▸ **Goal**: Print the lines that start the entries and continue through the one holding "minimum width=133pt] (caleom)", please, exactly and with the pictures omitted.

▸ **Excerpted records**:
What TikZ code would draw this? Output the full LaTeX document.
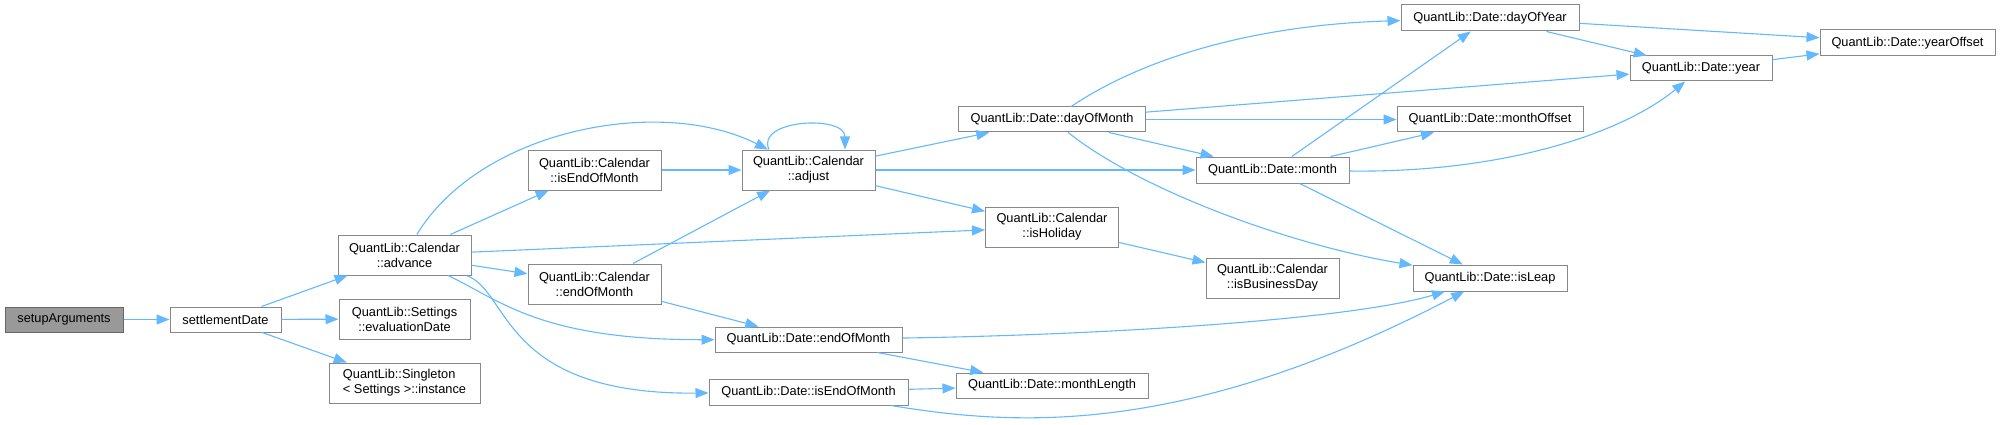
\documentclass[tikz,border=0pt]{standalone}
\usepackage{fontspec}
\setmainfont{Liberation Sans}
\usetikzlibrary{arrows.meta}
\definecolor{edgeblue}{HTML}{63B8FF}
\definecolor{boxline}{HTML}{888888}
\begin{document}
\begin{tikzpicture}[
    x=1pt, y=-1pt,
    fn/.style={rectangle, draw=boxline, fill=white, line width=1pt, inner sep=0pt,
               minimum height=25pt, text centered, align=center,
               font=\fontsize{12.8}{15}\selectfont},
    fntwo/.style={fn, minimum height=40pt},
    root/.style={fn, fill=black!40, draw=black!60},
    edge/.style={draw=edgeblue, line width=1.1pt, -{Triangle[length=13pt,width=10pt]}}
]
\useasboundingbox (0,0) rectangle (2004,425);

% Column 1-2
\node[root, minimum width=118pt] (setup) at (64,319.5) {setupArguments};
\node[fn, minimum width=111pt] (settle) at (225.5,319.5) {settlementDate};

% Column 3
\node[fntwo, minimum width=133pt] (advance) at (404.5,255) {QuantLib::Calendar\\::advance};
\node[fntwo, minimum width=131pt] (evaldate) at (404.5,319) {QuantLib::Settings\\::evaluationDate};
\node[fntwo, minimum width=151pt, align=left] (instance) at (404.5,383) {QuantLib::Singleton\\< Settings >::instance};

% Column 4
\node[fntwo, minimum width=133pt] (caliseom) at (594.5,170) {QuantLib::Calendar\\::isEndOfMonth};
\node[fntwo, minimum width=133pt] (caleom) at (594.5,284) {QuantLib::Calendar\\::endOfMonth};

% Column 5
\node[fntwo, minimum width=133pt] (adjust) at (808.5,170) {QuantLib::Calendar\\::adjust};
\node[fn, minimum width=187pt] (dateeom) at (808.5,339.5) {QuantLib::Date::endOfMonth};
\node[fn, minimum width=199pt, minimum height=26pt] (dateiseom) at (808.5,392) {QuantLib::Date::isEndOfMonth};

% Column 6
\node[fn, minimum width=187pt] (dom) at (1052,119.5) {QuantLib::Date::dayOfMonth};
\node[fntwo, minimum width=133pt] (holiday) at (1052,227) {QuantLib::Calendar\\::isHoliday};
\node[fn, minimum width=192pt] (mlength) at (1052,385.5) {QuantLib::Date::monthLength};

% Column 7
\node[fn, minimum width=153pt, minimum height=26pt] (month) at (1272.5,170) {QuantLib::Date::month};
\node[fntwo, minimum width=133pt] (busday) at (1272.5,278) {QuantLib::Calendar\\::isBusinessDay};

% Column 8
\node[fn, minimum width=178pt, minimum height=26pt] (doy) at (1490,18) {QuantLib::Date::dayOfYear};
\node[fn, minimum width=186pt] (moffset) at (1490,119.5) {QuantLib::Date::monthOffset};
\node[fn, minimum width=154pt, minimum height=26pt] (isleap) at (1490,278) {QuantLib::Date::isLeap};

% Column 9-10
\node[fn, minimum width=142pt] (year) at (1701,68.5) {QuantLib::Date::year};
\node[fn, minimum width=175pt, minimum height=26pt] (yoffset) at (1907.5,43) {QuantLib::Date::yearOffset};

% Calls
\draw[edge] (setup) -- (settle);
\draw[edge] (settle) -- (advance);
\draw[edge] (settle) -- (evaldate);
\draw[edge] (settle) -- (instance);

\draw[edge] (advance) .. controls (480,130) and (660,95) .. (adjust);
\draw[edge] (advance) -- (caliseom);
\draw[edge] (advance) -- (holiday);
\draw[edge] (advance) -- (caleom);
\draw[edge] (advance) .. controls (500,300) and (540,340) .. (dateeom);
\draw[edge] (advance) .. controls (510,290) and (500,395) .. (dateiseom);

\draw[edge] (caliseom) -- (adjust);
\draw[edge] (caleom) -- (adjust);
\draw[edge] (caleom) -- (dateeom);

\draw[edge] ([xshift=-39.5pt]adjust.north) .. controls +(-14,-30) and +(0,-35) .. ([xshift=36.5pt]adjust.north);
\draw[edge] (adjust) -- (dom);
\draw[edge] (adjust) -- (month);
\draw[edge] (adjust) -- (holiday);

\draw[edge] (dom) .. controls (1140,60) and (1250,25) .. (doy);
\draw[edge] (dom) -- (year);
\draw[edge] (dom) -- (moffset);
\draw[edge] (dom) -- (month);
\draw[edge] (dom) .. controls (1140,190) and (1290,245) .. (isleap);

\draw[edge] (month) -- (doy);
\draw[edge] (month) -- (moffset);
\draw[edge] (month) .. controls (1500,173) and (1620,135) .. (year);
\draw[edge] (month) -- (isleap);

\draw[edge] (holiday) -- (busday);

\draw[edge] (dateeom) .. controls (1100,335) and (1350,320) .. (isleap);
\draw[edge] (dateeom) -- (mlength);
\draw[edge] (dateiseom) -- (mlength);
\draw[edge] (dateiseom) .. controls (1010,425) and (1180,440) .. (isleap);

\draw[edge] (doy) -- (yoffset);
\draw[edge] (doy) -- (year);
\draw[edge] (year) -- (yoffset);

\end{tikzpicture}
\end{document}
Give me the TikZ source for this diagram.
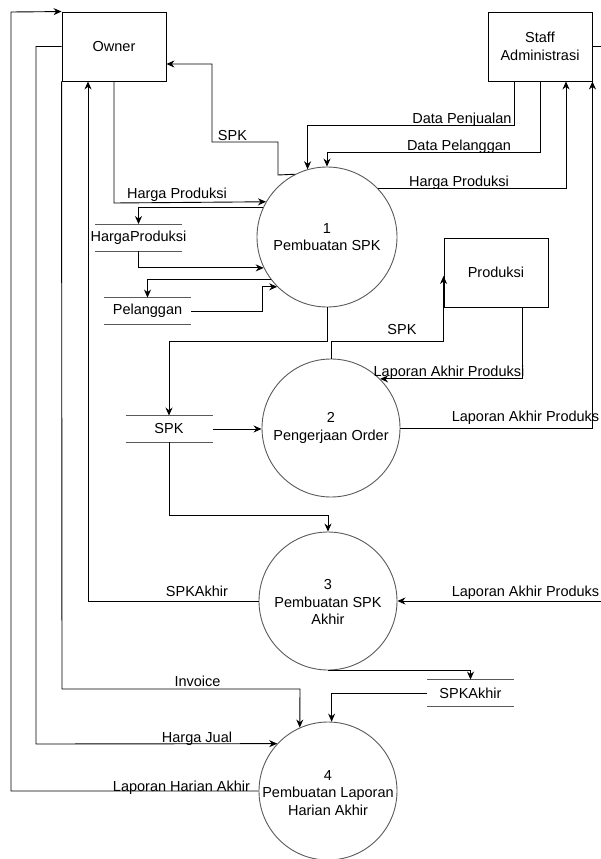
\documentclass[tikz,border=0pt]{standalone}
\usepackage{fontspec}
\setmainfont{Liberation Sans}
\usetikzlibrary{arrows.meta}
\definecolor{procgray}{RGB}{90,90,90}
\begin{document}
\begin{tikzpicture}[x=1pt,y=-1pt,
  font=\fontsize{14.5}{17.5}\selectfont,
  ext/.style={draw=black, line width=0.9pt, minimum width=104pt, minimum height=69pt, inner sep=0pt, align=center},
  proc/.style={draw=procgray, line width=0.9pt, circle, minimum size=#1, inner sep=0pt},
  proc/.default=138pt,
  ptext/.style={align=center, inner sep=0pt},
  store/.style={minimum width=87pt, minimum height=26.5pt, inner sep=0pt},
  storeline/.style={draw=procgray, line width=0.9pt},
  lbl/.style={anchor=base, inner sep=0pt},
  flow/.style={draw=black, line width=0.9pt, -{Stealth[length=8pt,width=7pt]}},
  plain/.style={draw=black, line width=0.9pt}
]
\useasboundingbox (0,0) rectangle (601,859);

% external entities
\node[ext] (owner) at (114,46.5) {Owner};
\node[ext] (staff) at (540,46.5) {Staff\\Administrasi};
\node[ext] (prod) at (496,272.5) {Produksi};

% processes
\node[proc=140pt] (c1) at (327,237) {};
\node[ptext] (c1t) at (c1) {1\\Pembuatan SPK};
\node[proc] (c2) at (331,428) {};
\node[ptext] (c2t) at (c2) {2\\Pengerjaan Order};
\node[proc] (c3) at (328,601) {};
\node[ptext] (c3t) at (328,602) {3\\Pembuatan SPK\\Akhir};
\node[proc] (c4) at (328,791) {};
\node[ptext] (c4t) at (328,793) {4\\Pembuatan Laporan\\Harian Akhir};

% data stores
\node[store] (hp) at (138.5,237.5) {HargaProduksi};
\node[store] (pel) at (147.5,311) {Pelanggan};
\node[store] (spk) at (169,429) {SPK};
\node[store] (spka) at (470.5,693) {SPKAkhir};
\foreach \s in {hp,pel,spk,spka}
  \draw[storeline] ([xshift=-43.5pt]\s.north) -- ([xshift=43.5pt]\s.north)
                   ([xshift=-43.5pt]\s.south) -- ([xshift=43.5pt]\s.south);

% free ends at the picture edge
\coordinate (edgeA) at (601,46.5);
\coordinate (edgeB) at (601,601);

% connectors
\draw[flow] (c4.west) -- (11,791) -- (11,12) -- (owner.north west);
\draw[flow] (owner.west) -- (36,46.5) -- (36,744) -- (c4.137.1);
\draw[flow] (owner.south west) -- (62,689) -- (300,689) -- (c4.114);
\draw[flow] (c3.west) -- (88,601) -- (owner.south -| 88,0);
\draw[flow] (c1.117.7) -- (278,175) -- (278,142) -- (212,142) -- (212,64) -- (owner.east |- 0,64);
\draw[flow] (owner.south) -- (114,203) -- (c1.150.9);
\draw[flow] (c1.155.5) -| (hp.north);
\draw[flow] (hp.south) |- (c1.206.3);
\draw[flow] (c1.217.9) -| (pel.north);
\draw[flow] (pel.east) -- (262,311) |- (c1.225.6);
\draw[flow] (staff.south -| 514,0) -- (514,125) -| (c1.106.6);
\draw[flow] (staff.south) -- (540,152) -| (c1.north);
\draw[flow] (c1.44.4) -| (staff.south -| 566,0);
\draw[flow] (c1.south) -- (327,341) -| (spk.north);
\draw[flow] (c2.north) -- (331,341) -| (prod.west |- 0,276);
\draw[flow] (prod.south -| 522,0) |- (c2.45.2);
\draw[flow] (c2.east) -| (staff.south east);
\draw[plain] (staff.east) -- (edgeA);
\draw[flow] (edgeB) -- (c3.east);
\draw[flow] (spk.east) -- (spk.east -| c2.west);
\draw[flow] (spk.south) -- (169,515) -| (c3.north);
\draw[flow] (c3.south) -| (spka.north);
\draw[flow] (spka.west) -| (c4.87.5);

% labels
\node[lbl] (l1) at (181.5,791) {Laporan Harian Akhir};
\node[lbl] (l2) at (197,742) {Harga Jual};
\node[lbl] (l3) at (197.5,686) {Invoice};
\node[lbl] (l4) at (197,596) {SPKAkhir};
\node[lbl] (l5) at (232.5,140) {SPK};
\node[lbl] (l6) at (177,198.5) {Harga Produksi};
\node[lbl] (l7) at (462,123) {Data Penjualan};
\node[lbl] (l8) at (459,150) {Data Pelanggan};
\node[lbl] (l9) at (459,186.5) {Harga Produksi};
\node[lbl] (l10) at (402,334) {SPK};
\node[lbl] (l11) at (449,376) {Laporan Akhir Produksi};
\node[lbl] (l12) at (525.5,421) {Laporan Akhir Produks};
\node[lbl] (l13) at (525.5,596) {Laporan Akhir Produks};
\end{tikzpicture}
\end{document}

▸ **Answer for this exercise**:
What TikZ code would draw this? Output the full LaTeX document.
\documentclass[tikz,border=0pt]{standalone}
\usepackage{fontspec}
\setmainfont{Liberation Sans}
\usetikzlibrary{arrows.meta}
\definecolor{edgeblue}{HTML}{63B8FF}
\definecolor{boxline}{HTML}{888888}
\begin{document}
\begin{tikzpicture}[
    x=1pt, y=-1pt,
    fn/.style={rectangle, draw=boxline, fill=white, line width=1pt, inner sep=0pt,
               minimum height=25pt, text centered, align=center,
               font=\fontsize{12.8}{15}\selectfont},
    fntwo/.style={fn, minimum height=40pt},
    root/.style={fn, fill=black!40, draw=black!60},
    edge/.style={draw=edgeblue, line width=1.1pt, -{Triangle[length=13pt,width=10pt]}}
]
\useasboundingbox (0,0) rectangle (2004,425);

% Column 1-2
\node[root, minimum width=118pt] (setup) at (64,319.5) {setupArguments};
\node[fn, minimum width=111pt] (settle) at (225.5,319.5) {settlementDate};

% Column 3
\node[fntwo, minimum width=133pt] (advance) at (404.5,255) {QuantLib::Calendar\\::advance};
\node[fntwo, minimum width=131pt] (evaldate) at (404.5,319) {QuantLib::Settings\\::evaluationDate};
\node[fntwo, minimum width=151pt, align=left] (instance) at (404.5,383) {QuantLib::Singleton\\< Settings >::instance};

% Column 4
\node[fntwo, minimum width=133pt] (caliseom) at (594.5,170) {QuantLib::Calendar\\::isEndOfMonth};
\node[fntwo, minimum width=133pt] (caleom) at (594.5,284) {QuantLib::Calendar\\::endOfMonth};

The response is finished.